Learn to Draw - 1 and 2 point perspective

         
 
 
 

DRAWING BASICS

 
 
 
 

1 and 2 Point Perspective

In the previous bottle cap exercise you drew a bottle cap from three different angles in perspective. On the top and bottom views of the cap you could see that the caps you drew had height, width and depth. But it was a little hard to see the caps in perspective - that the front part was closer to your eye than the back part. That's because it's a pretty small, cylindrical object, it doesn't have much depth. Now lets talk about objects were you can see the depth - like rectangles where the long end recedes away from your eye. How would you draw that?

Train Tracks

one point perspective on a toy car

Drawing 1 point perspective

ONE POINT PERSPECTIVE exists when the subject of the drawing is directly facing the picture plane. If you stand on railroad tracks and look down them and they vanish at the horizon - that's one point perspective. Or stand next to a long chain link fence and see it go off into the distance - you can mentally follow it until it vanishes into the horizon. Using one point perspective we can draw three dimensional looking boxes. And like the bottle cap drawings we can depict the front, top view and bottom view of a box.

First, using a ruler, draw the horizon line on a new sheet of paper. Mark the vanishing point in the middle of the horizon line.
Next, with the ruler draw 4 lines radiating downward out from the bottom of the vanishing point. Make it look like a triangle within a triangle (but don't draw the horizontal bottom of the triangles).
Draw a square with the corners of the square at the 4 lines you drew. The top two square corners will intersect with the outer triangle, and the bottom two square corners will intersect with the inner triangle. (see the image at right)
Now draw the back of the box by drawing another horizontal line above the top of the square. This line will go to the edges of the outer triangle. Connect the line for the back of the box to the square by darkening the lines of the outer triangle.
If you now erase the triangle lines you drew, you'll see that you now have a three dimensional box where you can see the top and the front face. You'll see that your box appears to have real depth, more so than the bottle cap drawings. This is because the vanishing point appears to be almost right behind the box. Although this box looks three dimensional, you can only see two sides of the box - the top and front. In order to see three sides of a box we'll have to use TWO point perspective.

A fork in the road

1 point perspective

2 point perspective

Draw a box in two point perspective

TWO POINT PERSPECTIVE: Now you want to show the corner of a box instead of it's front - That will need two point perspective. Two point perspective has 2 vanishing points on the horizon line. And you'd draw lines radiating out from both vanishing points. In real life, if you see a fork in the road, the left fork would disappear into the horizon at one vanishing point, and the right fork would disappear at the other vanishing point. In drawing, two point perspective is used to depict three faces of an object, one point perspective will only yield two faces of an object.

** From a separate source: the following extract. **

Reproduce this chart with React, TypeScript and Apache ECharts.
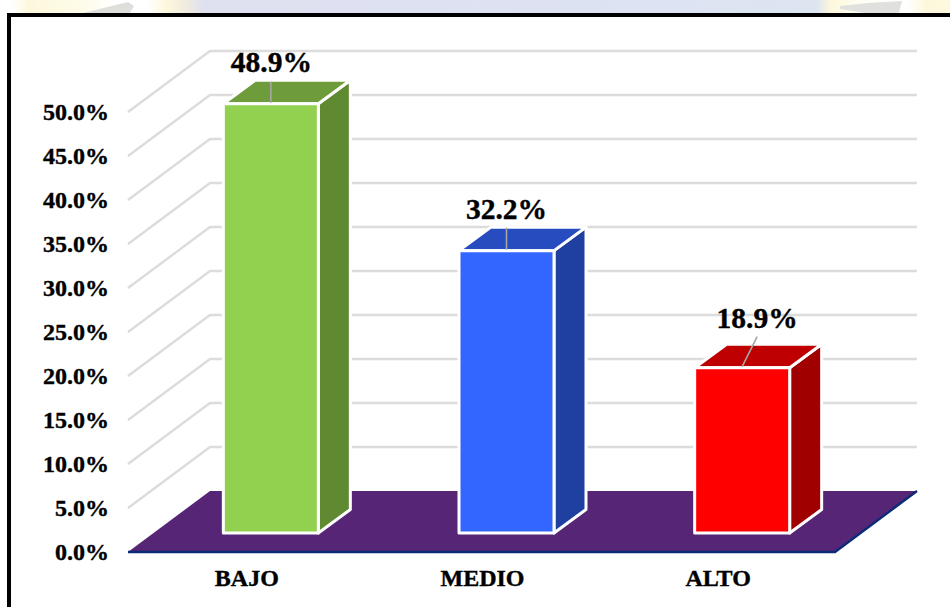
import React, { useEffect, useRef } from "react";
import * as echarts from "echarts";

const categories = ["BAJO", "MEDIO", "ALTO"];
const values = [48.9, 32.2, 18.9];
const gridTicks = [5, 10, 15, 20, 25, 30, 35, 40, 45, 50];

const frontColors = ["#92D050", "#3366FF", "#FF0000"];
const topColors = ["#6F9C3A", "#264CBF", "#BF0000"];
const sideColors = ["#608A31", "#1F40A0", "#A00000"];

const SERIF = '"Liberation Serif", "Times New Roman", serif';
const WALL = { dx: 82, dy: -61 };
const BAR_INSET = { dx: 25, dy: -19 };
const BAR_DEPTH = { dx: 32, dy: -23.5 };
const BAR_HALF = 47.5;
const LABEL_NUDGE = [
  { x: 0.5, y: -42, lineX: 0, lineTop: -22 },
  { x: 0, y: -42, lineX: 0, lineTop: -23 },
  { x: 15, y: -50, lineX: 15, lineTop: -31 },
];

export default function App() {
  const ref = useRef<HTMLDivElement>(null);

  useEffect(() => {
    const chart = echarts.init(ref.current!, null, { renderer: "svg" });
    const stripFill = new echarts.graphic.LinearGradient(0, 0, 1, 0, [
      { offset: 0, color: "#ffffff" },
      { offset: 0.012, color: "#ffffff" },
      { offset: 0.03, color: "#fdf8dc" },
      { offset: 0.085, color: "#fefbe8" },
      { offset: 0.12, color: "#ffffff" },
      { offset: 0.155, color: "#ffffff" },
      { offset: 0.175, color: "#fdf8dc" },
      { offset: 0.195, color: "#f0ecdf" },
      { offset: 0.215, color: "#dfe0f0" },
      { offset: 0.6, color: "#dde2f3" },
      { offset: 0.86, color: "#dde5f1" },
      { offset: 0.875, color: "#fdf8dc" },
      { offset: 0.91, color: "#fffef6" },
      { offset: 0.955, color: "#ffffff" },
      { offset: 0.975, color: "#fdf8dc" },
      { offset: 1, color: "#fdf9e0" },
    ]);

    chart.setOption({
      animation: false,
      backgroundColor: "#ffffff",
      graphic: [
        { type: "rect", z: 0, silent: true, shape: { x: 0, y: 0, width: 950, height: 14 }, style: { fill: stripFill } },
        { type: "polygon", z: 0, silent: true, shape: { points: [[83, 13], [128, 2], [134, 6], [130, 13]] }, style: { fill: "#dededb" } },
        { type: "polygon", z: 0, silent: true, shape: { points: [[840, 6], [868, 3], [902, 1], [899, 13], [865, 13], [840, 9]] }, style: { fill: "#e0e0de" } },
        { type: "rect", z: 0, silent: true, shape: { x: 9, y: 15, width: 960, height: 610 }, style: { fill: "#ffffff", stroke: "#000000", lineWidth: 4 } },
      ],
      grid: { left: 128, right: 115, top: 112, bottom: 55 },
      xAxis: {
        type: "category",
        data: categories,
        axisLine: { show: false },
        axisTick: { show: false },
        axisLabel: {
          margin: 14,
          padding: [0, 0, 0, 2],
          color: "#000000",
          fontFamily: SERIF,
          fontWeight: "bold",
          fontSize: 24,
          textBorderColor: "#000000",
          textBorderWidth: 0.4,
        },
      },
      yAxis: {
        type: "value",
        min: 0,
        max: 50,
        interval: 5,
        axisLine: { show: false },
        axisTick: { show: false },
        splitLine: { show: false },
        axisLabel: {
          margin: 19,
          padding: [2, 0, 0, 0],
          color: "#000000",
          fontFamily: SERIF,
          fontWeight: "bold",
          fontSize: 24,
          textBorderColor: "#000000",
          textBorderWidth: 0.4,
          formatter: (v: number) => v.toFixed(1) + "%",
        },
      },
      series: [
        {
          type: "custom",
          z: 2,
          silent: true,
          data: gridTicks.map((t) => [0, t]),
          renderItem: (params: any, api: any) => {
            const sys = params.coordSys;
            const y = api.coord([0, api.value(1)])[1];
            return {
              type: "polyline",
              shape: {
                points: [
                  [sys.x, y],
                  [sys.x + WALL.dx, y + WALL.dy],
                  [sys.x + sys.width + WALL.dx, y + WALL.dy],
                ],
              },
              style: { stroke: "#DCDCDC", lineWidth: 2.4, fill: "none" },
            };
          },
        },
        {
          type: "custom",
          z: 3,
          silent: true,
          data: [[0, 0]],
          renderItem: (params: any, api: any) => {
            const sys = params.coordSys;
            const y = api.coord([0, 0])[1];
            const r = sys.x + sys.width;
            return {
              type: "group",
              children: [
                {
                  type: "polygon",
                  shape: { points: [[sys.x, y], [r, y], [r + WALL.dx, y + WALL.dy], [sys.x + WALL.dx, y + WALL.dy]] },
                  style: { fill: "#572576" },
                },
                {
                  type: "polyline",
                  shape: { points: [[sys.x, y], [r, y], [r + WALL.dx, y + WALL.dy]] },
                  style: { stroke: "#0B2A78", lineWidth: 2.4, fill: "none" },
                },
              ],
            };
          },
        },
        {
          type: "custom",
          z: 4,
          silent: true,
          data: values.map((v, i) => [i, v]),
          encode: { x: 0, y: 1 },
          renderItem: (_params: any, api: any) => {
            const i = api.value(0);
            const v = api.value(1);
            const [cx, yTop] = api.coord([i, v]);
            const yBase = api.coord([i, 0])[1];
            const l = cx + BAR_INSET.dx - BAR_HALF;
            const r = cx + BAR_INSET.dx + BAR_HALF;
            const t = yTop + BAR_INSET.dy + 1;
            const b = yBase + BAR_INSET.dy;
            const edge = { stroke: "#ffffff", lineWidth: 3, lineJoin: "round" };
            const nudge = LABEL_NUDGE[i];
            const mid = (l + r) / 2;
            return {
              type: "group",
              children: [
                {
                  type: "polygon",
                  shape: { points: [[r, t], [r + BAR_DEPTH.dx, t + BAR_DEPTH.dy], [r + BAR_DEPTH.dx, b + BAR_DEPTH.dy], [r, b]] },
                  style: { fill: sideColors[i], ...edge },
                },
                {
                  type: "polygon",
                  shape: { points: [[l, t], [l + BAR_DEPTH.dx, t + BAR_DEPTH.dy], [r + BAR_DEPTH.dx, t + BAR_DEPTH.dy], [r, t]] },
                  style: { fill: topColors[i], ...edge },
                },
                {
                  type: "rect",
                  shape: { x: l, y: t, width: r - l, height: b - t },
                  style: { fill: frontColors[i], ...edge },
                },
                {
                  type: "line",
                  shape: { x1: mid, y1: t - 1, x2: mid + nudge.lineX, y2: t + nudge.lineTop },
                  style: { stroke: "#A6A6A6", lineWidth: 1.6 },
                },
                {
                  type: "text",
                  style: {
                    x: mid + nudge.x,
                    y: t + nudge.y,
                    text: v.toFixed(1) + "%",
                    fill: "#000000",
                    stroke: "#000000",
                    lineWidth: 0.4,
                    font: `bold 29.5px ${SERIF}`,
                    textAlign: "center",
                    textVerticalAlign: "middle",
                  },
                },
              ],
            };
          },
        },
      ],
    });
    return () => chart.dispose();
  }, []);

  return <div ref={ref} style={{ position: "absolute", left: 0, top: 0, width: 950, height: 607 }} />;
}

If you look at the two images of a toy car on the right - the first is shown in one point perspective, and the second is shown in two point perspective. You'll notice that in the first you only see the front and top of the car. In the second two point perspective image, you'll notice that you can see the top, front and side of the same car. These two images also show that you can depict the same object in either one or two point perspective.

Let's draw a simple box in two point perspective (the toy car is too complicated to draw right now).
First draw the horizon line horizontally across your paper. Draw it a little lower than the middle of the paper.
Next draw two vanishing points on the horizon line. If you put them far apart, the box will be closer to the horizon line and the angles won't be very extreme. If you put the points close together, you'll get extreme angles.
Now draw the vanishing lines. Draw lines radiating out and up above the horizon line from both points. Draw three lines out from each point. Make a V shape first, then to get the third line cut the V in half down the middle. Draw the vanishing lines long enough so all the lines intersect each other. So when you're done drawing the vanishing lines you should have six of them - three from each vanishing point.
Now we'll draw what will be the corner of the box by drawing a horizontal line at the point where the top two lines intersect. Start the line there and draw it straight down to the next intersecting vanishing lines.
Then we'll draw the other two back edges of the box. The back edges will start below the first horizontal line you drew at the two intersecting vanishing lines. Draw the two lines straight up until you come to the above vanishing line.
Now to fill in the box by connecting the three vertical lines. You'll draw lines that connect the tops and bottoms of the vertical lines by drawing along the vanishing lines. The very back edge of the box will be connected to the rest of the box by drawing lines along the two innermost vanishing lines at the bottom.
The last step is to erase the parts of the vanishing lines that aren't used.
You can color the resulting box if you'd like. Since we're looking at the bottom of this box, you should color the bottom plane of the box the darkest. This will signal to your brain that the light source in the drawing is coming from the top. In daylight, since the sun is always above us, your brain is used to having shadows being below objects, so to make your box look most "normal", put the shadow on the bottom.